Hinter Glasvitrinen, mittels Wandtafeln und per Bildschirmtechnik werden die Mikro-Region Marienbad, der Heimatkreis der Vertriebenen von Plan-Weseritz und der Grenzraum vorgestellt. Viele der Exponate wecken persönliche Erinnerungen. Schöner erzählt vom „Nepomuk“, der aus dem Jahr 1642 stammt und eine Wandnische in der Abteilung „Plan-Weseritz“ bekommen hat.

Eines Tages habe ihn eine alte Frau gesehen und geweint. Sie war die Tochter des Lohhäuser Landwirts, der Nepomuk hat einmal ihrer Familie gehört.

Weniger schöne Erinnerungen wird die neue Ausstellung wecken, die im November beginnen soll. Die Museumsfreunde wollen diese dem Ende des 1. Weltkrieges vor 100 Jahren widmen. (ubb)

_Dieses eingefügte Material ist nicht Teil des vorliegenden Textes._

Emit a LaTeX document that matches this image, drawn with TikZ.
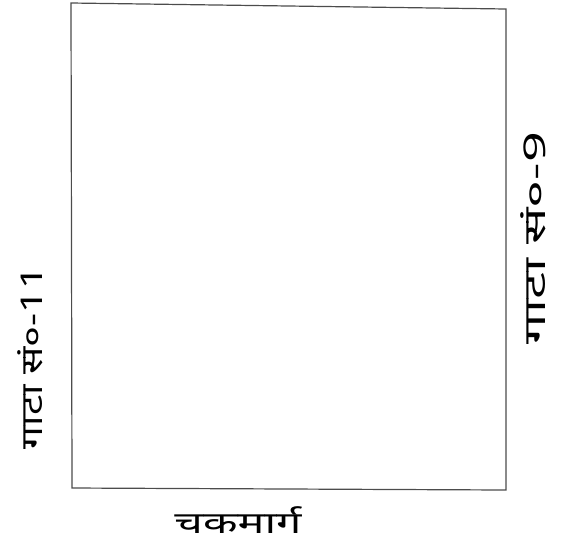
\documentclass[tikz,border=0pt]{standalone}
\usepackage{graphicx}
\usepackage{fontspec}
\newfontfamily\devfont[Script=Devanagari]{Noto Sans}
\begin{document}
\begin{tikzpicture}[x=1pt,y=-1pt,
  edge/.style={draw=black!70,line width=1.2pt},
  lbl/.style={font=\devfont\fontsize{30}{32}\selectfont,inner sep=0pt}]
\useasboundingbox (0,0) rectangle (561,547);
\coordinate (tl) at (71,3);
\coordinate (tr) at (506,9);
\coordinate (br) at (506,490);
\coordinate (bl) at (72,488);
\draw[edge] (tl) -- (tr) -- (br) -- (bl) -- cycle;
\node[lbl,rotate=90] (left) at (30,358) {\scalebox{1.35}[1]{गाटा सं०-11}};
\node[lbl,rotate=90] (right) at (533,238) {\scalebox{1.8}[1]{गाटा सं०-9}};
\node[lbl] (bottom) at (238,520) {\scalebox{1.5}[1]{चकमार्ग}};
\end{tikzpicture}
\end{document}
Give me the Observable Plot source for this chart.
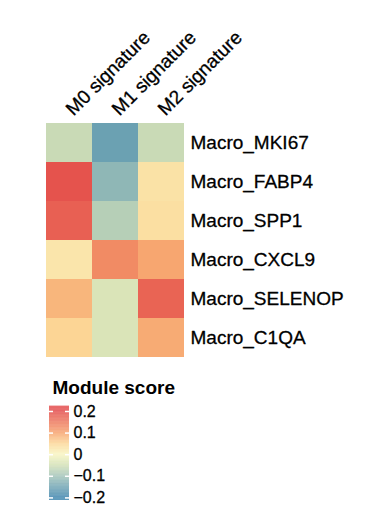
<!DOCTYPE html>
<html>
<head>
<meta charset="utf-8">
<script src="https://cdn.jsdelivr.net/npm/d3@7"></script>
<script src="https://cdn.jsdelivr.net/npm/@observablehq/plot@0.6"></script>
<style>
  html, body { margin: 0; padding: 0; background: #fff; }
  #chart svg { display: block; }
</style>
</head>
<body>
<div id="chart"></div>
<script>
const signatures = ["M0 signature", "M1 signature", "M2 signature"];
const clusters = ["Macro_MKI67", "Macro_FABP4", "Macro_SPP1", "Macro_CXCL9", "Macro_SELENOP", "Macro_C1QA"];
// module scores per cluster (rows) for M0, M1, M2
const m0Scores = [-0.06, 0.19, 0.175, 0.025, 0.08, 0.05];
const m1Scores = [-0.155, -0.12, -0.08, 0.125, -0.04, -0.04];
const m2Scores = [-0.06, 0.03, 0.035, 0.095, 0.17, 0.09];
const legendTicks = [-0.2, -0.1, 0, 0.1, 0.2];
const legendTitle = "Module score";

const colorDomain = [-0.2, -0.1, -0.05, 0, 0.05, 0.1, 0.2];
const colorRange = ["#3d84ad", "#a3c4b8", "#d3e0b6", "#f8f5c0", "#fcd595", "#f6a16c", "#e34a4a"];

const table = [];
clusters.forEach((c, i) => {
  table.push({cluster: c, signature: signatures[0], value: m0Scores[i]});
  table.push({cluster: c, signature: signatures[1], value: m1Scores[i]});
  table.push({cluster: c, signature: signatures[2], value: m2Scores[i]});
});

const font = "'Liberation Sans', Arial, sans-serif";

const main = Plot.plot({
  width: 370,
  height: 360,
  marginTop: 120,
  marginBottom: 1,
  marginLeft: 46,
  marginRight: 186,
  style: {fontFamily: font, fontSize: "19px", color: "#000", background: "#fff"},
  x: {domain: signatures, padding: 0, axis: null},
  y: {domain: clusters, padding: 0, axis: null},
  color: {type: "linear", domain: colorDomain, range: colorRange, clamp: true},
  marks: [
    Plot.cell(table, {x: "signature", y: "cluster", fill: "value"}),
    Plot.text(clusters, {
      y: d => d, frameAnchor: "right", textAnchor: "start", dx: 6,
      fontSize: 19, fill: "#000", stroke: "#000", strokeWidth: 0.3
    }),
    Plot.text(signatures, {
      x: d => d, frameAnchor: "top", textAnchor: "start", lineAnchor: "bottom",
      rotate: -45, dx: 4, dy: -4, fontSize: 19, fill: "#000", stroke: "#000", strokeWidth: 0.3
    })
  ]
});

const steps = d3.range(-0.212, 0.223, 0.002);
const legend = Plot.plot({
  width: 370,
  height: 157,
  marginTop: 46,
  marginBottom: 17,
  marginLeft: 49,
  marginRight: 301,
  style: {fontFamily: font, color: "#000", background: "#fff", overflow: "visible"},
  x: {domain: [0, 1], axis: null},
  y: {domain: [-0.212, 0.223], axis: null},
  color: {type: "linear", domain: colorDomain, range: colorRange, clamp: true},
  marks: [
    Plot.rect(steps, {x1: 0, x2: 1, y1: d => d, y2: d => d + 0.0025, fill: d => d}),
    Plot.ruleY(legendTicks, {x1: 0, x2: 0.2, stroke: "#fff", strokeWidth: 1.5}),
    Plot.ruleY(legendTicks, {x1: 0.8, x2: 1, stroke: "#fff", strokeWidth: 1.5}),
    Plot.text(legendTicks, {
      x: 1, y: d => d, dx: 4, textAnchor: "start", fontSize: 16, fill: "#000",
      stroke: "#000", strokeWidth: 0.3,
      text: d => d === 0 ? "0" : d3.format(".1f")(d).replace("-", "\u2212")
    }),
    Plot.text([legendTitle], {
      frameAnchor: "top-left", dx: 3, dy: -13, textAnchor: "start", lineAnchor: "bottom",
      fontSize: 19, fontWeight: "bold", fill: "#000"
    })
  ]
});

const el = document.getElementById("chart");
el.appendChild(main);
el.appendChild(legend);
</script>
</body>
</html>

Stolz zeigen Brigitte Hoffmann (von links), Rosa Schöner, Bürgermeister Josef Schmidkonz und Franz Schöner wie die interaktiven Elemente des Museums bedient werden, um Videos oder Bildergalerien zu aktivieren. Bild: Ulla Britta Baumer
Stolz zeigen Brigitte Hoffmann (von links), Rosa Schöner, Bürgermeister Josef Schmidkonz und Franz Schöner wie die interaktiven Elemente des Museums bedient werden, um Videos oder Bildergalerien zu aktivieren.
Die Nepomuk-Statue weckt persönliche Erinnerungen. Eine Frau aus dem ehemaligen Ort Lohhäuser hat ihn als Familienheiligen erkannt, als sie das Museum besuchte. Bild: Ulla Britta Baumer
Die Nepomuk-Statue weckt persönliche Erinnerungen. Eine Frau aus dem ehemaligen Ort Lohhäuser hat ihn als Familienheiligen erkannt, als sie das Museum besuchte.
Museumsleiter Franz Schöner (rechts) und Bürgermeister Josef Schmidkonz suchen alte Exponate aus Mähring und Umgebung zur Sonderausstellung „100 Jahre Ende des 1. Weltkrieges“. Bild: Ulla Britta Baumer
Museumsleiter Franz Schöner (rechts) und Bürgermeister Josef Schmidkonz suchen alte Exponate aus Mähring und Umgebung zur Sonderausstellung „100 Jahre Ende des 1. Weltkrieges“.